• What to produce
Restate, exactly and without pictures, the lines from the start of the listing below through the line holding "(title) at (461,25)".

Start

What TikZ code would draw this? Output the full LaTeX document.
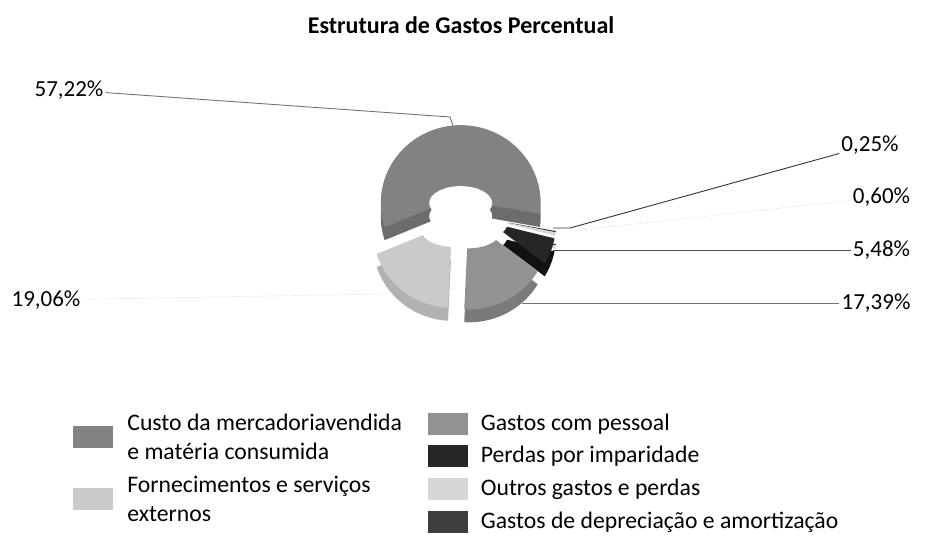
\documentclass[tikz,border=0pt]{standalone}
\usepackage{fontspec}
\setmainfont{Carlito}
\usetikzlibrary{positioning}

\definecolor{custo}{HTML}{828282}
\definecolor{custoside}{HTML}{6C6C6C}
\definecolor{forn}{HTML}{CACACA}
\definecolor{fornside}{HTML}{B2B2B2}
\definecolor{pessoal}{HTML}{929292}
\definecolor{pessoalside}{HTML}{7A7A7A}
\definecolor{perdas}{HTML}{262626}
\definecolor{perdasside}{HTML}{111111}
\definecolor{outros}{HTML}{D6D6D6}
\definecolor{deprec}{HTML}{3E3E3E}

% ring part: start angle, end angle, shift x, shift y
\newcommand{\ringpart}[4]{plot[domain=#1:#2,samples=40] ({462+#3+80*cos(\x)},{218+#4-78*sin(\x)}) -- plot[domain=#2:#1,samples=40] ({462+#3+31.5*cos(\x)},{218+#4-17*sin(\x)}) -- cycle}

\begin{document}
\begin{tikzpicture}[x=1pt, y=-1pt,
                pct_label/.style={font=\fontsize{23}{27}\selectfont, inner sep=2pt},
                legend_box/.style={minimum width=40pt, minimum height=22pt, inner sep=0pt},
                legend_text/.style={font=\fontsize{23.7}{29.5}\selectfont, align=left, inner sep=0pt},
                leader_line/.style={draw=black!55, line width=0.9pt},
                faint_line/.style={draw=black!12, line width=0.8pt, densely dotted}]
                \useasboundingbox (0,0) rectangle (936,538);
                \node[font=\bfseries\fontsize{24}{28}\selectfont] (title) at (461,25) {Estrutura de Gastos Percentual};

                % donut
                \fill[custoside] \ringpart{-8}{198}{-1.3}{-1.9};
                \fill[custo] \ringpart{-8}{198}{-1.3}{-14.9};
                \fill[white] (460.7,203.1) ellipse [x radius=31.5, y radius=17];
                \fill[deprec] \ringpart{351.1}{352}{14.8}{15.2};
                \fill[deprec] \ringpart{351.1}{352}{14.8}{2.2};
                \fill[outros] \ringpart{348.9}{351.1}{14.8}{15.6};
                \fill[outros] \ringpart{348.9}{351.1}{14.8}{2.6};
                \fill[perdasside] \ringpart{329.2}{348.9}{14}{18.4};
                \fill[perdas] \ringpart{329.2}{348.9}{14}{5.4};
                \fill[fornside] \ringpart{198}{266.6}{-9.2}{24.9};
                \fill[forn] \ringpart{198}{266.6}{-9.2}{11.9};
                \fill[pessoalside] \ringpart{266.6}{329.2}{7}{26.3};
                \fill[pessoal] \ringpart{266.6}{329.2}{7}{13.3};

                \coordinate (custo_end) at (453,126);
                \coordinate (custo_bend) at (450,117);
                \coordinate (deprec_end) at (553,228);
                \coordinate (deprec_bend) at (570,228);
                \coordinate (outros_end) at (572,231);
                \coordinate (perdas_end) at (553,250);
                \coordinate (pessoal_end) at (522,303);
                \coordinate (forn_end) at (383,294);

                % labels
                \node[pct_label] (l5722) at (69,90) {57,22\%};
                \node[pct_label] (l025) at (870,145) {0,25\%};
                \node[pct_label] (l060) at (881.5,197) {0,60\%};
                \node[pct_label] (l548) at (881.5,250) {5,48\%};
                \node[pct_label] (l1739) at (876,303) {17,39\%};
                \node[pct_label] (l1906) at (46,300) {19,06\%};

                \draw[leader_line] (l5722) -- (custo_bend) -- (custo_end);
                \draw[leader_line, draw=black!80] (deprec_end) -- (deprec_bend) -- (l025);
                \draw[faint_line] (outros_end) -- (l060);
                \draw[leader_line, draw=black!70] (perdas_end) -- (l548);
                \draw[leader_line] (pessoal_end) -- (l1739);
                \draw[faint_line] (l1906) -- (forn_end);

                % legend
                \node[legend_box, fill=custo] (kcusto) at (93,437) {};
                \node[legend_text, right=14pt of kcusto] (tcusto) {Custo da mercadoriavendida\\e matéria consumida};
                \node[legend_box, fill=forn] (kforn) at (93,499) {};
                \node[legend_text, right=14pt of kforn] (tforn) {Fornecimentos e serviços\\externos};
                \node[legend_box, fill=pessoal] (kpessoal) at (447.5,424) {};
                \node[legend_text, right=13pt of kpessoal] (tpessoal) {Gastos com pessoal};
                \node[legend_box, fill=perdas] (kperdas) at (447.5,456) {};
                \node[legend_text, right=13pt of kperdas] (tperdas) {Perdas por imparidade};
                \node[legend_box, fill=outros] (koutros) at (447.5,489) {};
                \node[legend_text, right=13pt of koutros] (toutros) {Outros gastos e perdas};
                \node[legend_box, fill=deprec] (kdeprec) at (447.5,522) {};
                \node[legend_text, right=13pt of kdeprec] (tdeprec) {Gastos de depreciação e amortização};
            \end{tikzpicture}
\end{document}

End

• Expected output
What TikZ code would draw this? Output the full LaTeX document.
\documentclass[tikz,border=0pt]{standalone}
\usepackage{fontspec}
\setmainfont{Carlito}
\usetikzlibrary{positioning}

\definecolor{custo}{HTML}{828282}
\definecolor{custoside}{HTML}{6C6C6C}
\definecolor{forn}{HTML}{CACACA}
\definecolor{fornside}{HTML}{B2B2B2}
\definecolor{pessoal}{HTML}{929292}
\definecolor{pessoalside}{HTML}{7A7A7A}
\definecolor{perdas}{HTML}{262626}
\definecolor{perdasside}{HTML}{111111}
\definecolor{outros}{HTML}{D6D6D6}
\definecolor{deprec}{HTML}{3E3E3E}

% ring part: start angle, end angle, shift x, shift y
\newcommand{\ringpart}[4]{plot[domain=#1:#2,samples=40] ({462+#3+80*cos(\x)},{218+#4-78*sin(\x)}) -- plot[domain=#2:#1,samples=40] ({462+#3+31.5*cos(\x)},{218+#4-17*sin(\x)}) -- cycle}

\begin{document}
\begin{tikzpicture}[x=1pt, y=-1pt,
                pct_label/.style={font=\fontsize{23}{27}\selectfont, inner sep=2pt},
                legend_box/.style={minimum width=40pt, minimum height=22pt, inner sep=0pt},
                legend_text/.style={font=\fontsize{23.7}{29.5}\selectfont, align=left, inner sep=0pt},
                leader_line/.style={draw=black!55, line width=0.9pt},
                faint_line/.style={draw=black!12, line width=0.8pt, densely dotted}]
                \useasboundingbox (0,0) rectangle (936,538);
                \node[font=\bfseries\fontsize{24}{28}\selectfont] (title) at (461,25) {Estrutura de Gastos Percentual};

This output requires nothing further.